L'aspetto più grave è la condanna senza appello e senza processo dei due marò. Secondo Delhi il caso, ancora da provare, è già risolto. Si tratta «dell'omicidio di due pescatori da parte dei due marines italiani a bordo dell'Enrica Lexie». E ancora con incrollabile certezza: «Hanno usato i loro fucili automatici contro il St. Anthony (il peschereccio indiano delle vittime nda) senza alcun avvertimento (...) un pescatore è stato colpito in testa ed un altro allo stomaco». L'accusa più infamante è riportata a pagina 14: «Non è vero, come sostengono i marines accusati, di aver avvistato sei uomini armati a bordo del St.

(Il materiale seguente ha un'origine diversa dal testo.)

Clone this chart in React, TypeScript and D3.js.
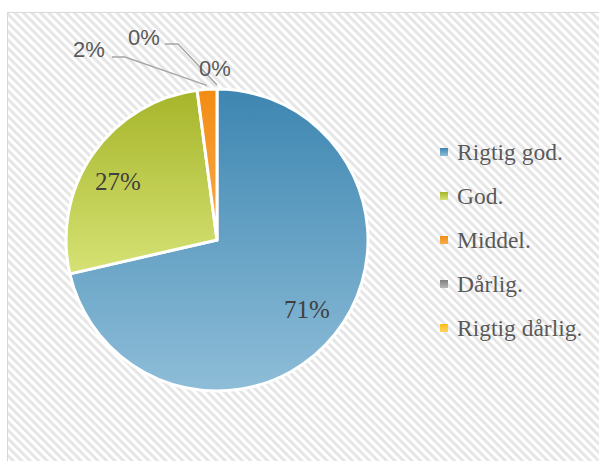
import React from "react";
import * as d3 from "d3";

const categories = ["Rigtig god.", "God.", "Middel.", "Dårlig.", "Rigtig dårlig."];
const values = [71.4, 26.5, 2.1, 0, 0];
const valueLabels = ["71%", "27%", "2%", "0%", "0%"];

const gradTop = ["#3d86b1", "#a6b52a", "#f28c12", "#7f7f7f", "#fbbd1b"];
const gradBottom = ["#8ebdd8", "#d6e274", "#f8ab4e", "#b5b5b5", "#fdd55c"];

// label layout (Excel-placed labels)
const labelPos: { x: number; y: number; inside: boolean; line: boolean; lineStart?: [number, number] }[] = [
  { x: 307, y: 309, inside: true, line: false },
  { x: 118, y: 181, inside: true, line: false },
  { x: 89, y: 49, inside: false, line: true, lineStart: [112, 57] },
  { x: 144, y: 37, inside: false, line: true, lineStart: [165, 44] },
  { x: 215, y: 68, inside: false, line: false },
];

export default function App() {
  const W = 599, H = 461;
  const cx = 217, cy = 240, r = 151;
  const pie = d3.pie<number>().sort(null).value((d) => d)(values);
  const arc = d3.arc<d3.PieArcDatum<number>>().innerRadius(0).outerRadius(r);

  const legendX = 440, legendY0 = 152, legendStep = 44;

  return (
    <svg width={W} height={H} style={{ position: "absolute", left: 0, top: 0 }}>
      <defs>
        <pattern id="stripes" width="6" height="6" patternUnits="userSpaceOnUse" patternTransform="rotate(-45)">
          <rect width="6" height="6" fill="#ffffff" />
          <rect width="3" height="6" fill="#e6e6e6" />
        </pattern>
        {categories.map((c, i) => (
          <linearGradient key={c} id={`g${i}`} x1="0" y1="0" x2="0" y2="1">
            <stop offset="0" stopColor={gradTop[i]} />
            <stop offset="1" stopColor={gradBottom[i]} />
          </linearGradient>
        ))}
      </defs>
      <rect x={0} y={0} width={W} height={H} fill="#fff" />
      <rect x={7.5} y={12.5} width={W} height={H} fill="url(#stripes)" stroke="#d9d9d9" strokeWidth={1} />

      <g transform={`translate(${cx},${cy})`}>
        {pie.map((p, i) =>
          p.value > 0 ? (
            <path key={i} d={arc(p) || ""} fill={`url(#g${i})`} stroke="#ffffff" strokeWidth={3} strokeLinejoin="round" />
          ) : null
        )}
      </g>

      {pie.map((p, i) => {
        const lp = labelPos[i];
        const mid = (p.startAngle + p.endAngle) / 2;
        const ex = cx + (r + 4) * Math.sin(mid);
        const ey = cy - (r + 4) * Math.cos(mid);
        return (
          <g key={`l${i}`}>
            {lp.line && lp.lineStart ? (
              <polyline
                points={`${lp.lineStart[0]},${lp.lineStart[1]} ${lp.lineStart[0] + 13},${lp.lineStart[1]} ${ex},${ey}`}
                fill="none"
                stroke="#a6a6a6"
                strokeWidth={1.5}
              />
            ) : null}
            <text
              x={lp.x}
              y={lp.y}
              textAnchor="middle"
              dominantBaseline="central"
              fontFamily={lp.inside ? "'Liberation Serif', serif" : "'Liberation Sans', sans-serif"}
              fontSize={lp.inside ? 25 : 22}
              fill={lp.inside ? "#404040" : "#595959"}
            >
              {valueLabels[i]}
            </text>
          </g>
        );
      })}

      {categories.map((c, i) => (
        <g key={`lg${i}`} transform={`translate(${legendX},${legendY0 + i * legendStep})`}>
          <rect x={0} y={-4} width={8} height={8} fill={`url(#g${i})`} />
          <text x={17} y={0} dominantBaseline="central" fontFamily="'Liberation Serif', serif" fontSize={23.5} fill="#595959">
            {c}
          </text>
        </g>
      ))}
    </svg>
  );
}
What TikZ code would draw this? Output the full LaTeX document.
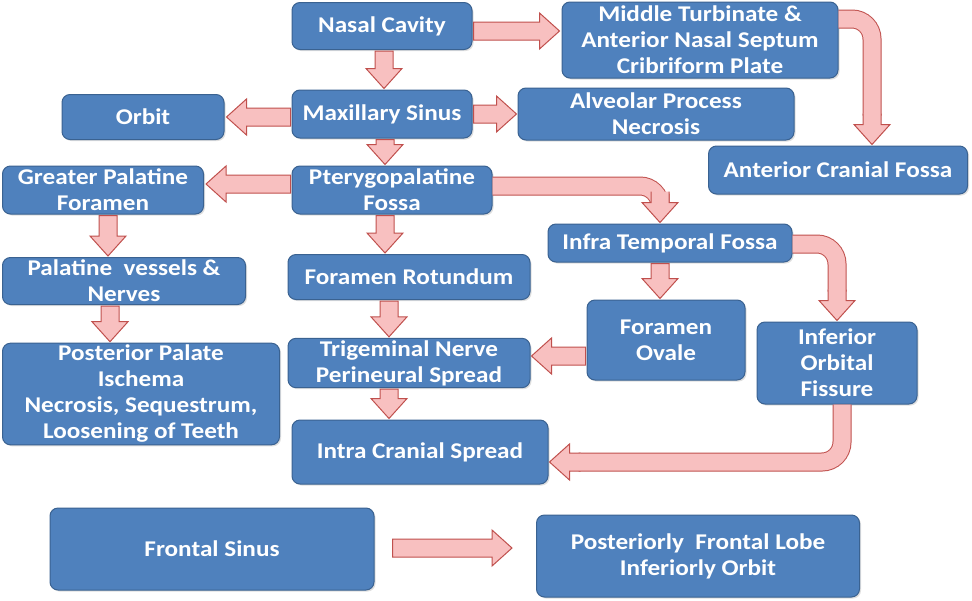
\documentclass[tikz,border=0pt]{standalone}
\usepackage{fontspec}
\setmainfont{Carlito}[FakeStretch=1.12]
\usetikzlibrary{calc,shadows}
\definecolor{boxfill}{HTML}{4F81BD}
\definecolor{boxdraw}{HTML}{3A6291}
\definecolor{arrfill}{HTML}{F8C0C0}
\definecolor{arrdraw}{HTML}{C0504D}
\def\sw{9pt}\def\hw{18pt}\def\hl{20pt}
\tikzset{
  box/.style={draw=boxdraw, fill=boxfill, line width=1pt, rounded corners=8pt,
    text=white, align=center, inner sep=2pt,
    font=\bfseries\fontsize{22.5}{26}\selectfont,
    drop shadow={opacity=0.25, shadow xshift=1.5pt, shadow yshift=-1.5pt}},
  arrbody/.style={fill=arrfill},
  arrline/.style={draw=arrdraw, line width=1pt, line join=miter},
  shaft/.style={draw=arrdraw, line width=1pt, double=arrfill, double distance=17pt, rounded corners=20pt}
}
% straight block arrow, closed at start
\newcommand\sarrow[2]{%
  \coordinate (ArA) at (#1); \coordinate (ArB) at (#2);
  \coordinate (ArC) at ($(ArB)!\hl!(ArA)$);
  \filldraw[arrbody,arrline] ($(ArA)!\sw!90:(ArB)$) -- ($(ArC)!\sw!-90:(ArA)$) -- ($(ArC)!\hw!-90:(ArA)$)
    -- (ArB) -- ($(ArC)!\hw!90:(ArA)$) -- ($(ArC)!\sw!90:(ArA)$) -- ($(ArA)!\sw!-90:(ArB)$) -- cycle;}
% arrow head part, open at start (joins a bent shaft)
\newcommand\harrow[2]{%
  \coordinate (ArA) at (#1); \coordinate (ArB) at (#2);
  \coordinate (ArC) at ($(ArB)!\hl!(ArA)$);
  \fill[arrbody] ($(ArA)!\sw!90:(ArB)$) -- ($(ArC)!\sw!-90:(ArA)$) -- ($(ArC)!\hw!-90:(ArA)$)
    -- (ArB) -- ($(ArC)!\hw!90:(ArA)$) -- ($(ArC)!\sw!90:(ArA)$) -- ($(ArA)!\sw!-90:(ArB)$) -- cycle;
  \draw[arrline] ($(ArA)!\sw!90:(ArB)$) -- ($(ArC)!\sw!-90:(ArA)$) -- ($(ArC)!\hw!-90:(ArA)$)
    -- (ArB) -- ($(ArC)!\hw!90:(ArA)$) -- ($(ArC)!\sw!90:(ArA)$) -- ($(ArA)!\sw!-90:(ArB)$);}
\begin{document}
\begin{tikzpicture}[x=1pt,y=-1pt]
\useasboundingbox[fill=white] (0,0) rectangle (972,600);
% boxes
\node[box, minimum width=180pt, minimum height=47pt] (nasal) at (382,26) {Nasal Cavity};
\node[box, minimum width=276pt, minimum height=76pt] (mid) at (700,40) {Middle Turbinate \&\\Anterior Nasal Septum\\Cribriform Plate};
\node[box, minimum width=162pt, minimum height=45pt] (orbit) at (143,117) {Orbit};
\node[box, minimum width=180pt, minimum height=48pt] (maxil) at (382,114) {Maxillary Sinus};
\node[box, minimum width=276pt, minimum height=52pt] (alv) at (656,114) {Alveolar Process\\Necrosis};
\node[box, minimum width=259pt, minimum height=48pt] (acf) at (838,170) {Anterior Cranial Fossa};
\node[box, minimum width=201pt, minimum height=48pt] (gpf) at (103,190) {Greater Palatine\\Foramen};
\node[box, minimum width=200pt, minimum height=48pt] (ptery) at (392,190) {Pterygopalatine\\Fossa};
\node[box, minimum width=244pt, minimum height=38pt] (itf) at (670,243) {Infra Temporal Fossa};
\node[box, minimum width=243pt, minimum height=47pt] (pvn) at (124,281) {Palatine\ \ vessels \&\\Nerves};
\node[box, minimum width=242pt, minimum height=45pt] (rot) at (409,277) {Foramen Rotundum};
\node[box, minimum width=158pt, minimum height=80pt] (ovale) at (666,340) {Foramen\\Ovale};
\node[box, minimum width=160pt, minimum height=82pt] (iof) at (837,363) {Inferior\\Orbital\\Fissure};
\node[box, minimum width=277pt, minimum height=100pt] (ppal) at (141,394) {Posterior Palate\\Ischema\\Necrosis, Sequestrum,\\Loosening of Teeth};
\node[box, minimum width=242pt, minimum height=46pt] (trig) at (409,363) {Trigeminal Nerve\\Perineural Spread};
\node[box, minimum width=256pt, minimum height=64pt] (ics) at (420,452) {Intra Cranial Spread};
\node[box, minimum width=324pt, minimum height=82pt] (fs) at (212,549) {Frontal Sinus};
\node[box, minimum width=323pt, minimum height=82pt] (pfl) at (698,556) {Posteriorly\ \ Frontal Lobe\\Inferiorly Orbit};
% straight arrows
\sarrow{$(nasal.east)+(1,5)$}{$(mid.west)+(-2,-9)$}
\sarrow{$(nasal.south)+(2,1)$}{$(maxil.north)+(2,-1)$}
\sarrow{$(maxil.west)+(-1,3)$}{$(orbit.east)+(2,0)$}
\sarrow{$(maxil.east)+(1,0)$}{$(alv.west)+(-1,0)$}
\sarrow{$(maxil.south)+(3,1)$}{$(ptery.north)+(-7,-1)$}
\sarrow{$(ptery.west)+(-1,-6)$}{$(gpf.east)+(2,-6)$}
\sarrow{$(ptery.south)+(-7,1)$}{$(rot.north)+(-24,-1)$}
\sarrow{$(gpf.south)+(5,1)$}{$(pvn.north)+(-16,-1)$}
\sarrow{$(pvn.south)+(-14,1)$}{$(ppal.north)+(-31,-1)$}
\sarrow{$(itf.south)+(-10,1)$}{$(ovale.north)+(-6,-1)$}
\sarrow{$(rot.south)+(-20,1)$}{$(trig.north)+(-20,-1)$}
\sarrow{$(ovale.west)+(-1,16)$}{$(trig.east)+(1,-7)$}
\sarrow{$(trig.south)+(-20,1)$}{$(ics.north)+(-31,-1)$}
\coordinate (fsA) at ($(fs.east)+(18,-1)$);
\coordinate (fsB) at ($(pfl.west)+(-24,-8)$);
\sarrow{fsA}{fsB}
% bent arrows
\draw[shaft] ($(ptery.east)+(0,-4)$) -| ($(itf.north)+(-10,-30)$);
\harrow{$(itf.north)+(-10,-32)$}{$(itf.north)+(-10,-1)$}
\draw[shaft] ($(itf.east)+(0,1)$) -| ($(iof.north)+(0,-30)$);
\harrow{$(iof.north)+(0,-32)$}{$(iof.north)+(0,-1)$}
\draw[shaft] ($(mid.east)+(0,-21)$) -| ($(acf.north)+(34,-30)$);
\harrow{$(acf.north)+(34,-32)$}{$(acf.north)+(34,-1)$}
\draw[shaft] ($(iof.south)+(5,0)$) |- ($(ics.east)+(30,10)$);
\harrow{$(ics.east)+(32,10)$}{$(ics.east)+(1,10)$}
\end{tikzpicture}
\end{document}
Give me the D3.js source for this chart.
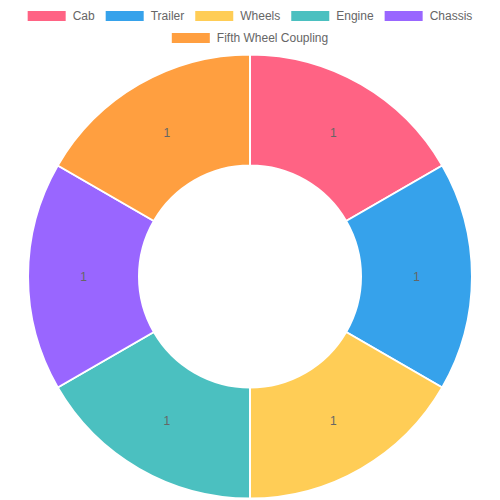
<!DOCTYPE html>
<html>
<head>
<meta charset="utf-8">
<script src="https://cdn.jsdelivr.net/npm/d3@7"></script>
<style>
  body { margin: 0; background: #fff; }
  text { font-family: "Liberation Sans", Arial, Helvetica, sans-serif; }
</style>
</head>
<body>
<svg width="500" height="500"></svg>
<script>
const labels = ['Cab', 'Trailer', 'Wheels', 'Engine', 'Chassis', 'Fifth Wheel Coupling'];
const values = [1, 1, 1, 1, 1, 1];
const colors = ['#ff6384', '#36a2eb', '#ffcd56', '#4bc0c0', '#9966ff', '#ff9f40'];

const svg = d3.select('svg');
const width = +svg.attr('width');

const data = labels.map((l, i) => ({ label: l, value: values[i], color: colors[i] }));

// legend
const boxW = 38, boxH = 10, gap = 7, pad = 11;
const rows = [data.slice(0, 5), data.slice(5)];
const rowY = [16, 38];

const legend = svg.append('g');
rows.forEach((row, r) => {
    const rowG = legend.append('g');
    let x = 0;
    row.forEach((d, i) => {
        const item = rowG.append('g').attr('transform', `translate(${x},0)`);
        item.append('rect')
            .attr('x', 0)
            .attr('y', rowY[r] - boxH / 2)
            .attr('width', boxW)
            .attr('height', boxH)
            .attr('fill', d.color);
        const t = item.append('text')
            .attr('x', boxW + gap)
            .attr('y', rowY[r])
            .attr('dy', '0.35em')
            .attr('font-size', 12)
            .attr('fill', '#666')
            .text(d.label);
        x += boxW + gap + t.node().getComputedTextLength() + (i < row.length - 1 ? pad : 0);
    });
    rowG.attr('transform', `translate(${(width - x) / 2},0)`);
});

// doughnut
const cx = 250, cy = 276.5;
const outerR = 222, innerR = 111;

const pie = d3.pie().sort(null).value(d => d.value);
const arc = d3.arc().innerRadius(innerR).outerRadius(outerR);
const labelArc = d3.arc().innerRadius((innerR + outerR) / 2).outerRadius((innerR + outerR) / 2);

const g = svg.append('g').attr('transform', `translate(${cx},${cy})`);

g.selectAll('path').data(pie(data))
    .enter().append('path')
    .attr('d', arc)
    .attr('fill', d => d.data.color)
    .attr('stroke', '#fff')
    .attr('stroke-width', 2);

g.selectAll('text.val').data(pie(data))
    .enter().append('text')
    .attr('class', 'val')
    .attr('transform', d => `translate(${labelArc.centroid(d)})`)
    .attr('text-anchor', 'middle')
    .attr('dy', '0.35em')
    .attr('font-size', 12)
    .attr('fill', '#666')
    .text(d => d.data.value);
</script>
</body>
</html>
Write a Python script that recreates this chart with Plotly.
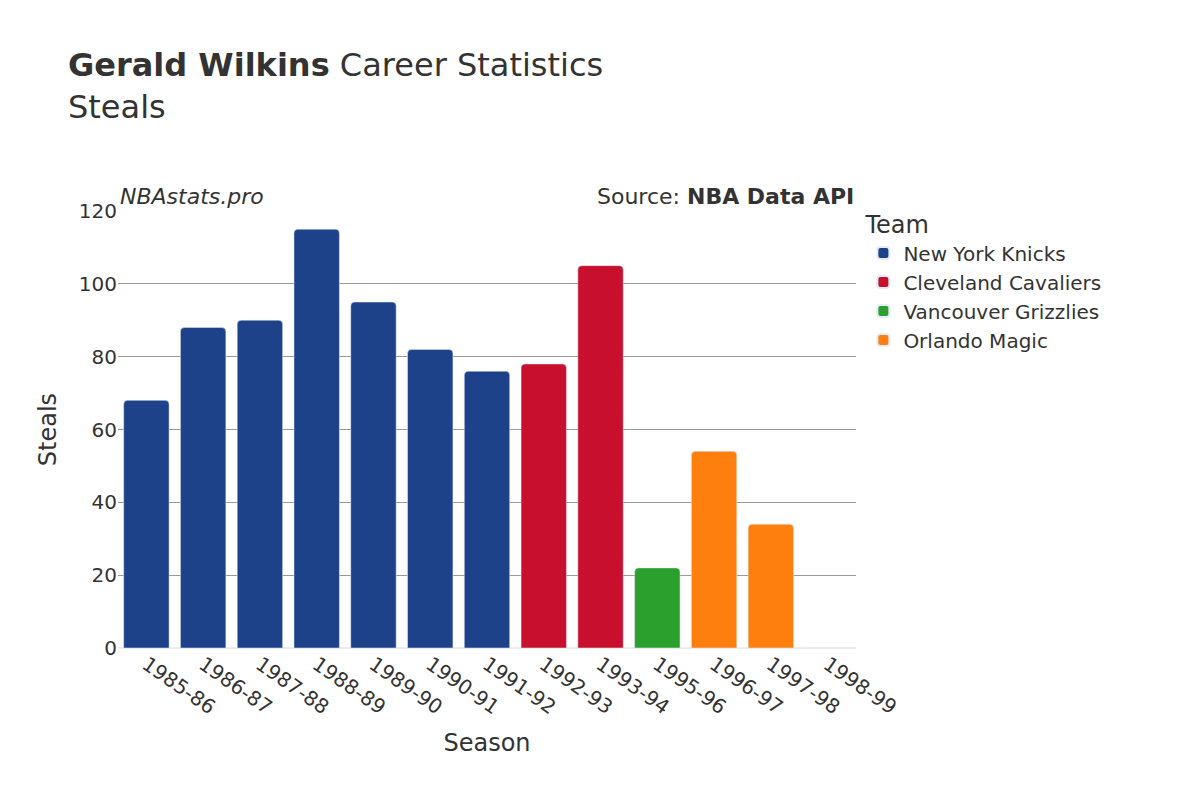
import plotly.graph_objects as go

seasons = ["1985-86", "1986-87", "1987-88", "1988-89", "1989-90", "1990-91", "1991-92",
           "1992-93", "1993-94", "1995-96", "1996-97", "1997-98", "1998-99"]
teams = ["New York Knicks"] * 7 + ["Cleveland Cavaliers"] * 2 + ["Vancouver Grizzlies"] + ["Orlando Magic"] * 3
steals = [68, 88, 90, 115, 95, 82, 76, 78, 105, 22, 54, 34, 0]

team_order = ["New York Knicks", "Cleveland Cavaliers", "Vancouver Grizzlies", "Orlando Magic"]
team_colors = {"New York Knicks": "#1d428a", "Cleveland Cavaliers": "#c8102e",
               "Vancouver Grizzlies": "#2ca02c", "Orlando Magic": "#ff7f0e"}

fig = go.Figure()
for team in team_order:
    xs = [s for s, t in zip(seasons, teams) if t == team]
    ys = [v for v, t in zip(steals, teams) if t == team]
    fig.add_trace(go.Bar(x=xs, y=ys, name=team, marker=dict(color=team_colors[team], cornerradius=4)))

fig.update_layout(
    width=1200, height=800,
    font=dict(family="DejaVu Sans", size=20, color="#333"),
    title=dict(text="<b>Gerald Wilkins</b> Career Statistics<br>Steals", x=0.05, y=0.915,
               font=dict(size=32, color="#333")),
    plot_bgcolor="white", paper_bgcolor="white",
    margin=dict(l=110, r=352, t=203, b=160),
    bargap=0.2,
    legend=dict(title=dict(text="Team", font=dict(size=24)), font=dict(size=20), x=1.01, y=1.02,
                itemsizing="constant"),
    xaxis=dict(title=dict(text="Season", font=dict(size=24)), categoryorder="array",
               categoryarray=seasons, tickangle=35),
    yaxis=dict(title=dict(text="Steals", font=dict(size=24)), range=[0, 120], dtick=20,
               gridcolor="#999", zeroline=True, zerolinecolor="#eee", zerolinewidth=2),
)
fig.add_annotation(text="<i>NBAstats.pro</i>", xref="paper", yref="paper", x=0, y=1,
                   xanchor="left", yanchor="bottom", showarrow=False, font=dict(size=22, color="#333"))
fig.add_annotation(text="Source: <b>NBA Data API</b>", xref="paper", yref="paper", x=1, y=1,
                   xanchor="right", yanchor="bottom", showarrow=False, font=dict(size=22, color="#333"))
fig.write_html("out.html")
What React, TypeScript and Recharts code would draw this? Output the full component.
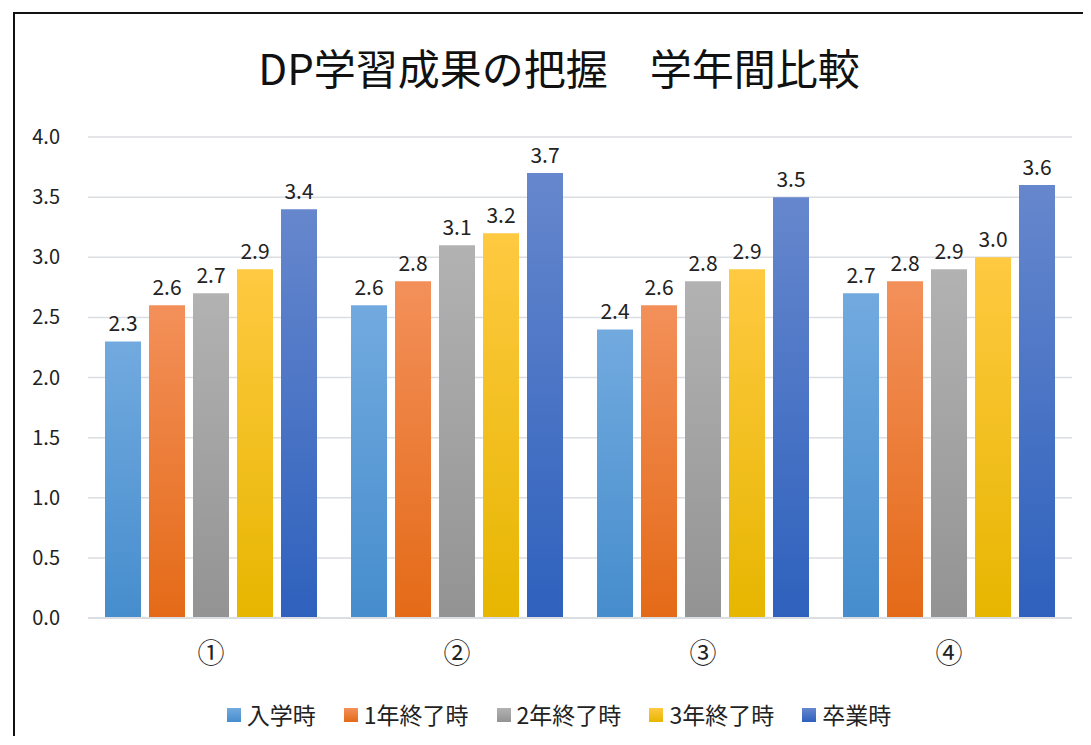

Anthony con una mail creata come copertura per giustificare la loro azione». A riguardo vengono citate le testimonianze di alcuni membri indiani dell'equipaggio, Sahil Gupta, Victor James Mandley Samson e pure del comandante di nave Lexie, Umberto Vitelli.

L'incidente è avvenuto in acque che l'India considera «Zona economica esclusiva», dove esercitare la propria giurisdizione. Secondo Delhi la descrizione dei fatti dell'Italia «è breve e semplice quanto fuorviante». Nostra anche la colpa del lungo tempo passato senza arrivare ad un processo grazie alle «tattiche dilatorie» italiane. Da parte indiana «non c'è stato alcun sotterfugio o coercizione» ad attirare nave Lexie in porto e ci prendono in giro pure «sulle richieste “compassionevoli” dell'Italia» per far tornare in patria Girone e Latorre.

Nelle conclusioni del capitolo 3 sull'«inamissibilità della richiesta italiana per le misure provvisorie» l'ennesima stoccata.

«Il fatto che l'Italia ci abbia messo oltre tre anni» per appellarsi «all'arbitrato attesta la mancanza di urgenza» sul caso marò.